Melbourne's new Rising "festival" is supposed to be a replacement for the both White Night (a winter outdoor spectacle) and the Melbourne Festival, the 35-year-old annual presentation of local and international arts and culture. Two quite different major events combined into one – it's a big ask. The result, you would hope, would be doubly special. Instead Rising has succeeded in being less good than either one of these now cancelled events.

Even allowing for the bad luck of the pandemic fallout, which presumably curtailed the artistic directors’ plans, the inaugural event was a disappointment, not for the artistic line-up so much as for the event’s entire raison d’etre.

It is not as good as White Night

White Night was embraced by Melbourne. It worked because it was novel and fun. It was concentrated over one night of the winter solstice (expanded to three). Cultural venues stayed open all night. It was family friendly. People shivered not just with the cold but with the childlike naughtiness of staying up all night in a magical and spooky winter wonderland. Upwards of half-a-million people poured into the city. It was a party – but it wasn’t the same as an arts festival. (Interestingly, Victoria's regional towns of Geelong and Bendigo are keeping theirs, with Shepparton introducing one for the first time this year.)

It's not as good as the Melbourne Festival

The Melbourne Festival, on the other hand, was a fortnight of high cultural experiences, covering the cutting edge to the established and best of the best, often including overseas acts that otherwise could not be afforded. Founded as part of the Spoleto Festival of Three Worlds, it was one of most the respected festivals and most significant cultural events in Australia. It was abolished with no public consultation. A whale among festivals, it has been swallowed up by a minnow.

The name

While the organisers could not have known that the word “rising” would have so many connotations when they first dreamed it up, it is now unfortunate. Post-pandemic, it has so many other associations – “Rising” funds for the arts, “rising” after the lockdown, as well as the negative "rising" of interest rates and inflation.

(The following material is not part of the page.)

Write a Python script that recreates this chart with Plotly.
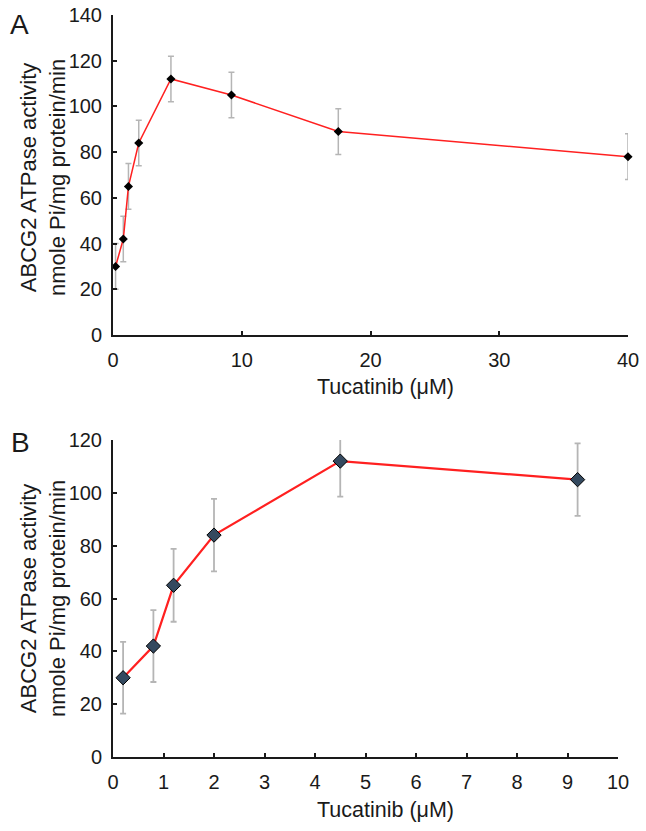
import plotly.graph_objects as go

# Data
conc_a = [0.2, 0.8, 1.2, 2.0, 4.5, 9.2, 17.5, 40.0]
act_a = [30, 42, 65, 84, 112, 105, 89, 78]
err_a = [10, 10, 10, 10, 10, 10, 10, 10]

conc_b = [0.2, 0.8, 1.2, 2.0, 4.5, 9.2]
act_b = [30, 42, 65, 84, 112, 105]
err_b = [13.6, 13.6, 13.8, 13.7, 13.4, 13.7]

xticks_a = [0, 10, 20, 30, 40]
yticks_a = [0, 20, 40, 60, 80, 100, 120, 140]
xticks_b = list(range(0, 11))
yticks_b = [0, 20, 40, 60, 80, 100, 120]

W, H = 646, 831
FONT = "Liberation Sans, Arial, sans-serif"
FS_TICK = 20
FS_TITLE = 22

def px(x):
    return x / W

def py(y):
    return 1 - y / H

fig = go.Figure()

fig.add_trace(go.Scatter(
    x=conc_a, y=act_a, mode="lines+markers",
    line=dict(color="#ff2020", width=1.5),
    marker=dict(symbol="diamond", size=7, color="black"),
    error_y=dict(type="data", array=err_a, color="#b5b5b5", thickness=1.5, width=3),
    xaxis="x", yaxis="y", showlegend=False, cliponaxis=False,
))

fig.add_trace(go.Scatter(
    x=conc_b, y=act_b, mode="lines+markers",
    line=dict(color="#ff2020", width=2.2),
    marker=dict(symbol="diamond", size=11, color="#34495f", line=dict(color="black", width=1)),
    error_y=dict(type="data", array=err_b, color="#b5b5b5", thickness=1.8, width=3),
    xaxis="x2", yaxis="y2", showlegend=False, cliponaxis=False,
))

axis_common = dict(
    showline=True, linecolor="#1a1a1a", linewidth=2,
    ticks="inside", ticklen=4, tickwidth=1.5, tickcolor="#1a1a1a",
    showgrid=False, zeroline=False, automargin=False,
    tickfont=dict(family=FONT, size=FS_TICK, color="#1a1a1a"),
)

fig.update_layout(
    template="none",
    width=W, height=H, autosize=False,
    margin=dict(l=0, r=0, t=0, b=0, pad=0),
    font=dict(family=FONT, size=FS_TITLE, color="#1a1a1a"),
    paper_bgcolor="white", plot_bgcolor="white",
    xaxis=dict(domain=[px(113), px(628)], range=[0, 40], tickvals=xticks_a,
               anchor="y", ticklabelstandoff=6, **axis_common),
    yaxis=dict(domain=[py(335), py(15)], range=[0, 140], tickvals=yticks_a,
               anchor="x", ticklabelstandoff=5, **axis_common),
    xaxis2=dict(domain=[px(113), px(618)], range=[0, 10], tickvals=xticks_b,
                anchor="y2", ticklabelstandoff=6, **axis_common),
    yaxis2=dict(domain=[py(757), py(440)], range=[0, 120], tickvals=yticks_b,
                anchor="x2", ticklabelstandoff=5, **axis_common),
)

ytitle = "ABCG2 ATPase activity<br>nmole Pi/mg protein/min"
xtitle = "Tucatinib (μM)"

ann = [
    dict(text="A", x=px(19), y=py(25), size=28),
    dict(text="B", x=px(20), y=py(443), size=28),
    dict(text=ytitle, x=px(43), y=py(178), textangle=-90, size=FS_TITLE),
    dict(text=ytitle, x=px(43), y=py(599), textangle=-90, size=FS_TITLE),
    dict(text=xtitle, x=px(385), y=py(387), size=FS_TITLE - 0.5),
    dict(text=xtitle, x=px(385), y=py(810), size=FS_TITLE - 0.5),
]
for a in ann:
    fig.add_annotation(xref="paper", yref="paper", xanchor="center", yanchor="middle",
                       showarrow=False, text=a["text"], x=a["x"], y=a["y"],
                       textangle=a.get("textangle", 0),
                       font=dict(family=FONT, color="#1a1a1a", size=a["size"]))

fig.write_html(
    "out.html",
    config={"displayModeBar": False},
    post_script="document.body.style.margin='0';document.body.style.padding='0';"
                "document.documentElement.style.overflow='hidden';",
)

Secondly, what does it mean? To the average punter? Nowhere in the title does it say “festival” or “arts festival”. So what is it?

The above relates to the marketing. Perhaps I am not privy to the media platforms through which the event is being promoted, but I didn’t see much evidence of Rising promotions. As for the associations with the moon and winter – if the event coincides with a full moon it is only by chance, and it doesn't even coincide with the winter solstice. All I see is an identity problem.

The weather

Why have a prolonged outdoor festival in Melbourne in the middle of winter? By keeping White Night short, the gamble was more feasible. The Melbourne Festival originally began earlier in the year but was gradually pushed to later in the year to escape the winter, and even then outdoor events were always risky. So why was that hard-won lesson ignored?

Rising needs a rethink. It needs to decide what it is. It must become something truly worthy of a Melbourne arts festival. If that is what it is.